According to the ICA, her “inability to leave was not the result of being
detained by Officer Nacino or any other law enforcement authority.” The ICA explained
that even though Officer Nacino returned to Hewitt’s bedside with the knowledge
that her car was in the bushes, there was no probable cause to arrest because there
was nothing suggesting that she had been driving. The deployed airbags could
have injured her as a passenger. That made this closer to a temporary detention
for brief questioning and, according to the ICA, the three-hour questioning did
not arise to “sustained and coercive” questioning.
ICA Vacates and Remands to Determine
Voluntariness.
At trial, Hewitt objected to the admission of her statement pursuant to HRS § 621-16:
No confession shall be
received in evidence unless it is first made to appear to the judge before whom
the case is being tried that the confession was in fact voluntarily made.
The ICA held that the trial court erred in
stopping trial and conducting a voluntariness hearing. After all, there was
some evidence that Hewitt sustained head trauma, was disoriented, and incoherent.
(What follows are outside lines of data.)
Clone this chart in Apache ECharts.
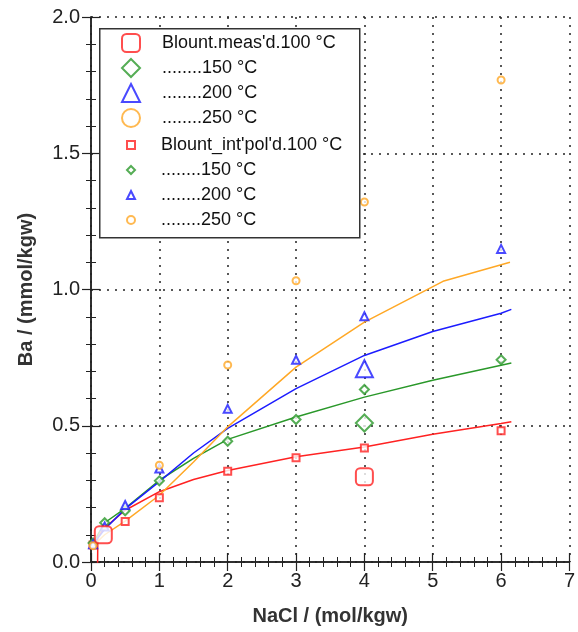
<!DOCTYPE html>
<html><head><meta charset="utf-8">
<script src="https://cdn.jsdelivr.net/npm/echarts@6/dist/echarts.min.js"></script>
<style>html,body{margin:0;padding:0;background:#fff}#c{width:578px;height:632px}</style>
</head><body><div id="c"></div>
<script>
// ---- data ----
const xTicks = [0,1,2,3,4,5,6,7];
const yTicks = [0.0,0.5,1.0,1.5,2.0];
// measured (large symbols)
const meas100 = [[0.18,0.10],[4,0.313]];
const meas150 = [[4,0.51]];
const meas200 = [[4,0.709]];
const meas250 = [];
// interpolated points (small symbols)
const int100 = [[0.03,0.062],[0.5,0.149],[1,0.236],[2,0.333],[3,0.383],[4,0.418],[6,0.482]];
const int150 = [[0.03,0.07],[0.2,0.144],[0.5,0.188],[1,0.298],[2,0.443],[3,0.523],[4,0.633],[6,0.742]];
const int200 = [[0.03,0.065],[0.2,0.13],[0.5,0.209],[1,0.343],[2,0.562],[3,0.742],[4,0.902],[6,1.149]];
const int250 = [[0.03,0.06],[1,0.355],[2,0.723],[3,1.032],[4,1.321],[6,1.769]];
// curves
const curve100 = [[0.095,-0.05],[0.1,0.093],[0.2,0.125],[0.5,0.19],[1,0.258],[1.5,0.303],[2,0.336],[3,0.386],[4,0.422],[5,0.469],[6,0.508],[6.15,0.515]];
const curve150 = [[0.03,0.07],[0.2,0.144],[0.5,0.197],[1,0.30],[1.5,0.38],[2,0.45],[3,0.532],[4,0.605],[5,0.667],[6,0.722],[6.15,0.73]];
const curve200 = [[0.03,0.065],[0.2,0.12],[0.5,0.195],[1,0.295],[1.5,0.40],[2,0.49],[3,0.636],[4,0.758],[5,0.846],[6,0.913],[6.15,0.927]];
const curve250 = [[0.03,0.06],[0.2,0.10],[0.5,0.15],[1,0.245],[1.5,0.367],[2,0.496],[3,0.715],[4,0.88],[5.15,1.03],[6.13,1.10]];

const RED='#ff2222', GREEN='#2a982a', BLUE='#1c1cff', ORANGE='#ffa826';
const dots = '........';
const names = {
  m100:"Blount.meas'd.100 °C", m150:dots+"150 °C", m200:dots+"200 °C", m250:dots+"250 °C ",
  i100:"Blount_int'pol'd.100 °C", i150:dots+"150 °C ", i200:dots+"200 °C ", i250:dots+"250 °C  "
};
const font = 'Liberation Sans, Arial, sans-serif';

function scat(name, data, sym, size, color, z){
  return {type:'scatter', name, data, symbol:sym, symbolSize:size, symbolKeepAspect:true, z,
    itemStyle:{color:color, borderColor:color, borderWidth:1.5}, emphasis:{disabled:true}, silent:true};
}
function line(data, color){
  return {type:'line', name:'_'+color, data, showSymbol:false, symbol:'none', z:2,
    lineStyle:{color, width:1.5}, itemStyle:{color}, smooth:false, silent:true};
}

const chart = echarts.init(document.getElementById('c'), null, {renderer:'canvas'});
const axisLine = {show:true, lineStyle:{color:'#222', width:1.5}};
const tick = {show:true, inside:true, length:9, lineStyle:{color:'#222', width:1.2}};
const minor = {show:true, splitNumber:5, length:5, lineStyle:{color:'#222', width:1}};
const dotted = {show:true, lineStyle:{color:'#222', type:[2,6], width:1.5}};
chart.setOption({
  animation:false,
  backgroundColor:'#fff',
  grid:{left:91, right:5, top:17, bottom:70, containLabel:false},
  xAxis:[
    {type:'value', min:xTicks[0], max:xTicks[xTicks.length-1], interval:1, position:'bottom',
     axisLine, axisTick:tick, minorTick:minor, splitLine:dotted,
     axisLabel:{color:'#222', fontSize:20, fontFamily:font, margin:9, formatter:v=>String(v)},
     name:'NaCl / (mol/kgw)', nameLocation:'middle', nameGap:44,
     nameTextStyle:{fontSize:20, fontWeight:'bold', color:'#333', fontFamily:font}},
    {type:'value', min:xTicks[0], max:xTicks[xTicks.length-1], interval:1, position:'top',
     axisLine, axisTick:tick, minorTick:minor, splitLine:{show:false}, axisLabel:{show:false}}
  ],
  yAxis:[
    {type:'value', min:yTicks[0], max:yTicks[yTicks.length-1], interval:0.5, position:'left',
     axisLine, axisTick:tick, minorTick:minor, splitLine:dotted,
     axisLabel:{color:'#222', fontSize:20, fontFamily:font, margin:11, formatter:v=>v.toFixed(1)},
     name:'Ba / (mmol/kgw)', nameLocation:'middle', nameGap:55,
     nameTextStyle:{fontSize:20, fontWeight:'bold', color:'#333', fontFamily:font}},
    {type:'value', min:yTicks[0], max:yTicks[yTicks.length-1], interval:0.5, position:'right',
     axisLine, axisTick:tick, minorTick:minor, splitLine:{show:false}, axisLabel:{show:false}}
  ],
  graphic:[{type:'rect', left:99, top:28, shape:{width:260, height:209},
    style:{fill:'#fff', stroke:'#333', lineWidth:1.5}, z:50}],
  legend:[
    {orient:'vertical', left:116, top:28, itemWidth:18, itemHeight:18, itemGap:5, z:60,
     selectedMode:false, symbolKeepAspect:true,
     textStyle:{fontSize:18, fontFamily:font, color:'#111', padding:[0,0,0,17]},
     data:[names.m100,names.m150,names.m200,names.m250]},
    {orient:'vertical', left:121, top:131, itemWidth:8, itemHeight:8, itemGap:7, z:60,
     selectedMode:false, symbolKeepAspect:true,
     textStyle:{fontSize:18, fontFamily:font, color:'#111', padding:[0,0,0,21]},
     data:[names.i100,names.i150,names.i200,names.i250]}
  ],
  series:[
    line(curve100, RED), line(curve150, GREEN), line(curve200, BLUE), line(curve250, ORANGE),
    scat(names.i100, int100, 'emptyRect', 7, RED, 5),
    scat(names.i150, int150, 'emptyDiamond', 9, GREEN, 5),
    scat(names.i200, int200, 'emptyTriangle', 8, BLUE, 5),
    scat(names.i250, int250, 'emptyCircle', 7, ORANGE, 5),
    scat(names.m100, meas100, 'emptyRoundRect', 17, RED, 6),
    scat(names.m150, meas150, 'emptyDiamond', 17, GREEN, 6),
    scat(names.m200, meas200, 'emptyTriangle', 17, BLUE, 6),
    scat(names.m250, meas250, 'emptyCircle', 17, ORANGE, 6)
  ]
});
</script></body></html>
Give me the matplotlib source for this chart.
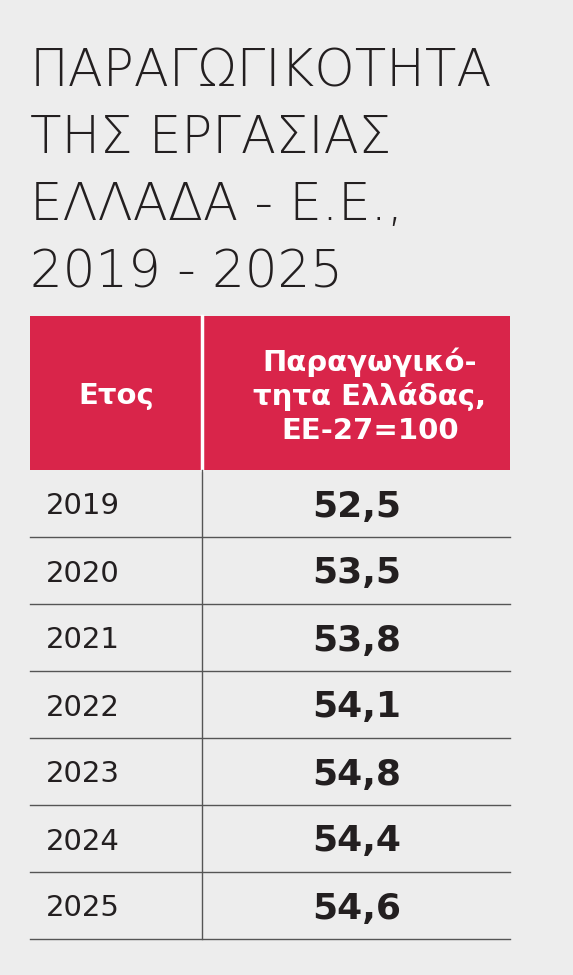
import matplotlib
matplotlib.use("Agg")
import matplotlib.pyplot as plt
from matplotlib.patches import Rectangle

# Data
title_lines = ["ΠΑΡΑΓΩΓΙΚΟΤΗΤΑ", "ΤΗΣ ΕΡΓΑΣΙΑΣ", "ΕΛΛΑΔΑ - Ε.Ε.,", "2019 - 2025"]
col_headers = ["Ετος", "Παραγωγικό-\nτητα Ελλάδας,\nΕΕ-27=100"]
years = ["2019", "2020", "2021", "2022", "2023", "2024", "2025"]
values = ["52,5", "53,5", "53,8", "54,1", "54,8", "54,4", "54,6"]

bg = "#ededed"
red = "#d9254a"
ink = "#231f20"

fig = plt.figure(figsize=(5.73, 9.75), dpi=100, facecolor=bg)
ax = fig.add_axes([0, 0, 1, 1])
ax.set_xlim(0, 573)
ax.set_ylim(975, 0)
ax.axis("off")

# Title
for i, line in enumerate(title_lines):
    ax.text(30, 72 + i * 67, line, fontsize=37, fontweight="light",
            family="DejaVu Sans", color=ink, va="center", ha="left")

# Header
left, mid, right = 30, 202, 510
head_top, head_bot = 316, 470
ax.add_patch(Rectangle((left, head_top), right - left, head_bot - head_top,
                       facecolor=red, edgecolor="none"))
ax.plot([mid, mid], [head_top, head_bot], color="white", lw=2.5)
ax.text((left + mid) / 2, (head_top + head_bot) / 2 + 3, col_headers[0],
        color="white", fontsize=21, fontweight="bold", ha="center", va="center")
ax.text((mid + right) / 2 + 14, (head_top + head_bot) / 2 + 3, col_headers[1],
        color="white", fontsize=21, fontweight="bold", ha="center", va="center",
        linespacing=1.25)

# Rows
row_h = 67
for i, (y, v) in enumerate(zip(years, values)):
    top = head_bot + i * row_h
    cy = top + row_h / 2 + 3
    ax.text(46, cy, y, fontsize=21, color=ink, ha="left", va="center")
    ax.text(357, cy, v, fontsize=26, fontweight="bold", color=ink,
            ha="center", va="center")
    ax.plot([left, right], [top + row_h, top + row_h], color="#555555", lw=1)
ax.plot([mid, mid], [head_bot, head_bot + row_h * len(years)], color="#555555", lw=1)

fig.savefig("out.png", dpi=100, facecolor=bg)
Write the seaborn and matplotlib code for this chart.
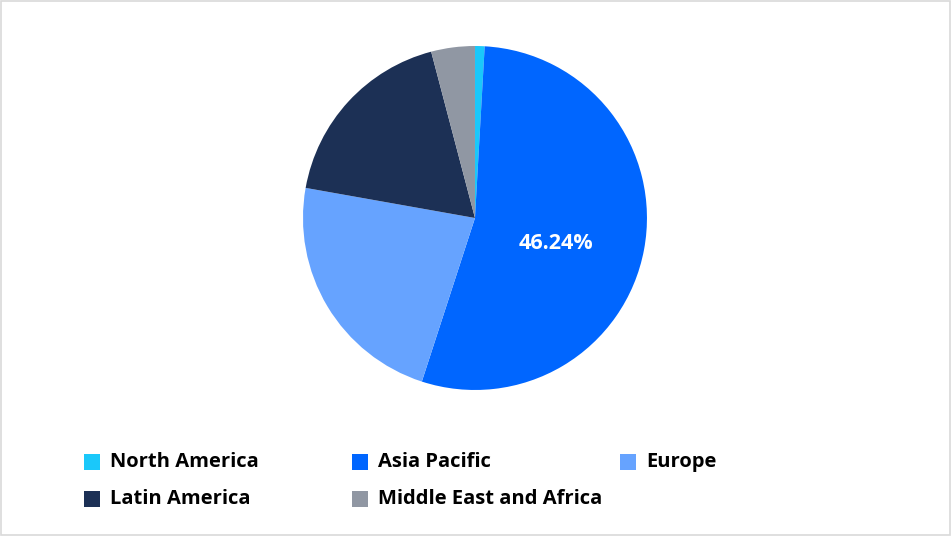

The Warrantless Blood Draw Needed a Warrant. “The right of the people
to be secure in their persons, houses, papers and effects against unreasonable searches,
seizures and invasions of privacy shall not be violated[.]” Haw. Const. Art. I,
Sec. 7. Removing a person’s blood is a search for constitutional purposes and a
warrant is generally required unless an exception to the warrant requirement is
established. See Schmerber v. California, 384 U.S. 757 (1966). Moreover,
HRS § 291E-21(a) allows the police to extract blood “from the operator of any
vehicle involved in a collision resulting in injury to . . . any person, as
evidence that the operator was under the influence of an intoxicant.” The
warrantless removal of blood “does not offend the Hawai'i Constitution so long
as (1) the police have probable cause to believe that the person has committed
a DUI offense and (2) exigent circumstances are present, and (3) the sample is
obtained in a reasonable manner.” State v. Won, 137 Hawai'i 330, 344 n.
26, 372 P.3d 1065, 1079 n. 26 (2015).
The Evolution of Exigency in Drunk Driving Cases. The ICA observed that the exigency
surrounding these kinds of cases has undergone a change recently. In State
v. Entrekin, 98 Hawai'i 221, 232-233, 47 P.3d 336, 347-348 (2002), the Hawai'i
Supreme Court held that the dissipation of alcohol within a person’s bloodstream
constitute valid exigent circumstances excusing the police from obtaining a
search warrant. Of course, the HSC at the time was relying on Schmerber v.
California, supra. Decades later, however, the SCOTUS held that “the
natural dissipation of alcohol in the bloodstream does not constitute an
exigency in every case sufficient to justify conducting a blood test without a
warrant.” Missouri v. McNeely, 569 U.S. 141, 165 (2013). The prosecution
must “develop the record to demonstrate that the police officers were justified
to act without a warrant[.]” State v. Niceloti-Velazquez, 139 Hawai'i 203,
205, 836 P.3d 487, 489 (App. 2016).
Here, the ICA held that the prosecution failed to
meet its burden. Although Hewitt was slurring, Officer Nacino could not rule
out that it might have been caused by head trauma. There was no evidence of an
odor of alcoholic beverages on her breath or body or any evidence of alcohol
consumption in the vehicles. Moreover, there was no effort to apply for a
warrant. Based on this, the prosecution could not establish exigency to justify
the warrantless blood draw. The ICA vacated the judgment.